It’s Me or the Dog


Let’s face it, our dogs take up a lot of our time, creating an unexpected challenge when it comes to dating. After work drinks are hard because you have to plan for the dog walker to come at the right time so you can have a few drinks but still be home before they hit the 6-8 hour mark of not peeing. Sleepovers are hard because you’ve got to make sure they get a bedtime potty and a morning potty and personally I don’t want my dog to have to be alone in our house all night. And even scheduling time for an actual date night is hard because you can’t just spontaneously do things as you have to account for your dogs basic needs.

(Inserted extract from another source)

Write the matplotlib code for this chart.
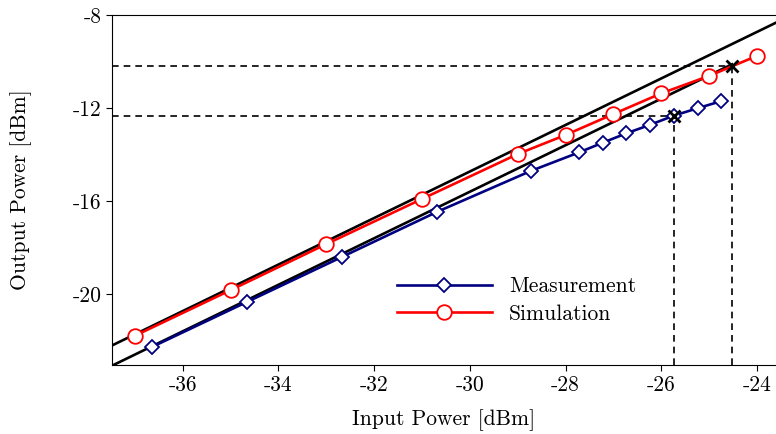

I love my dog to death, but sometimes it feels like she’s a pretty big obstacle in budding relationships. I’ve been told things like “it’s just a dog” and “can’t your roommate let her out?”. And, while yes, my roommate (and neighbor) is more than willing to let her out, my dog is not their responsibility. They don’t mind helping out, but I can’t be asking other people to care for my dog all the time. So, these pronouncements are usually the beginnings of the end of a relationship (or potential) because a major component to a successful relationship for me is mutual respect and it’s hard to feel respected when you’re being told your feelings about your dogs needs are ridiculous.

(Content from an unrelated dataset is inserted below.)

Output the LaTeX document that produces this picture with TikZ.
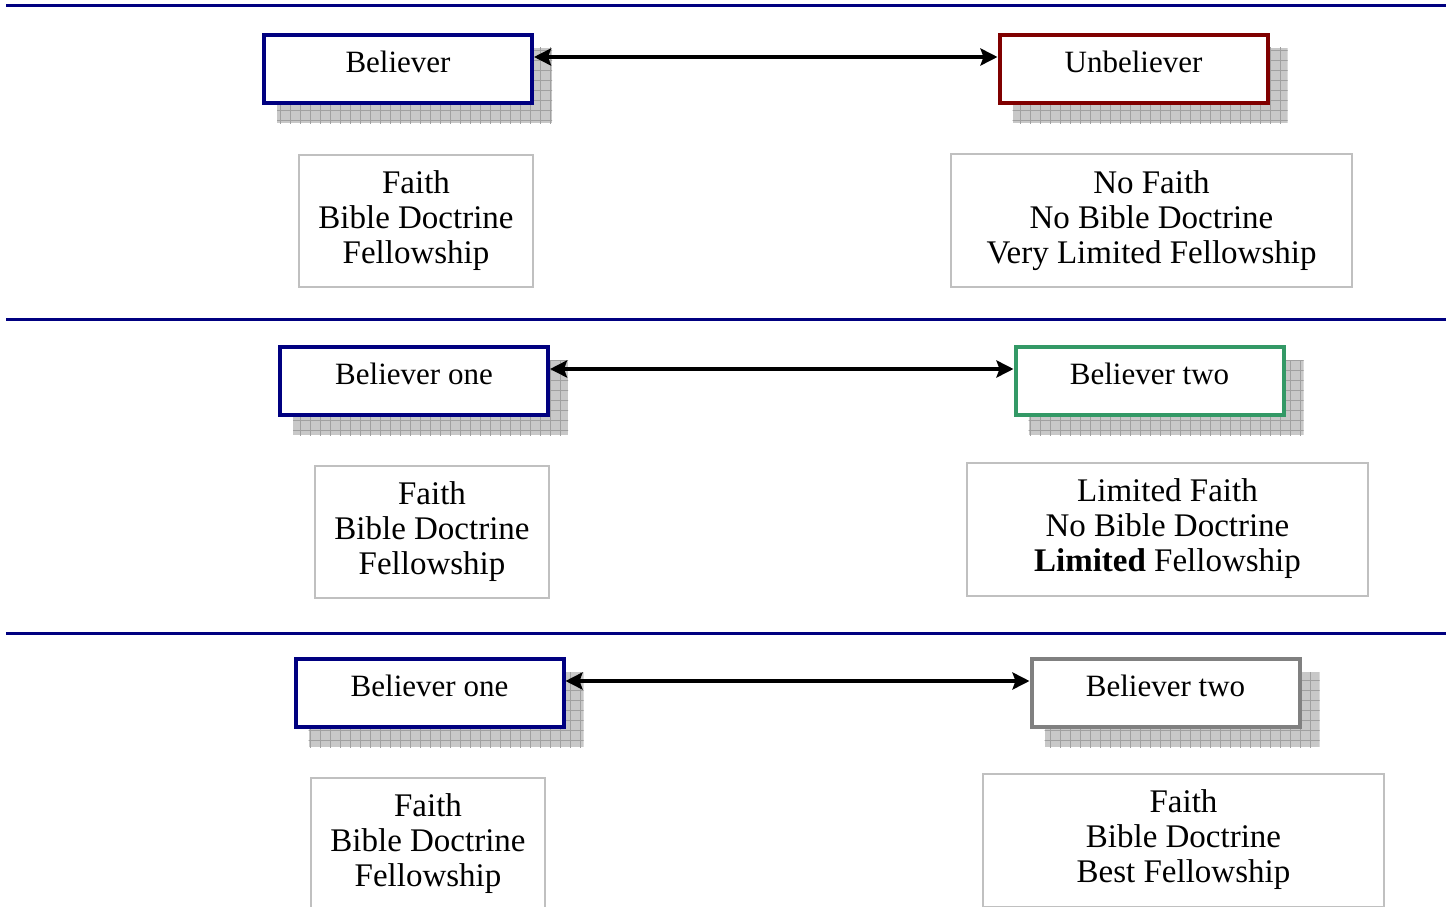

When guys say these things, it shows a lack of empathy and I find that both frustrating and unattractive. Saying, “it’s just a dog”, shows they won’t be empathetic when I’ve had a bad day and just need to talk. I know it’s not fair to expect that they always come to my house but the reality of the situation is that I do have a dog and that is a big responsibility and I can’t just last minute ask my neighbor or roommate to watch her for the night all the time. I can be accomodating if I’m given enough warning, but I will not budge on not wanting to leave my dog alone overnight and that seems to be a major relationship killer for guys. I understand not wanting to have a dog in your previously pet free home, but if it’s going to get serious between us, then in my opinion you’ll have to get used the dog being in your house too.

Perhaps I am a little extra when it comes to my dog, but would you ever want to leave your dog alone overnight? Does anyone else remember that Super Bowl commercial where the dog is all sad and alone waiting for his human to get home? Maybe that’s why I feel bad leaving her alone overnight, but regardless it is proving to be an obstacle in potential relationships.

Anyone have any suggestions for this single dog mama?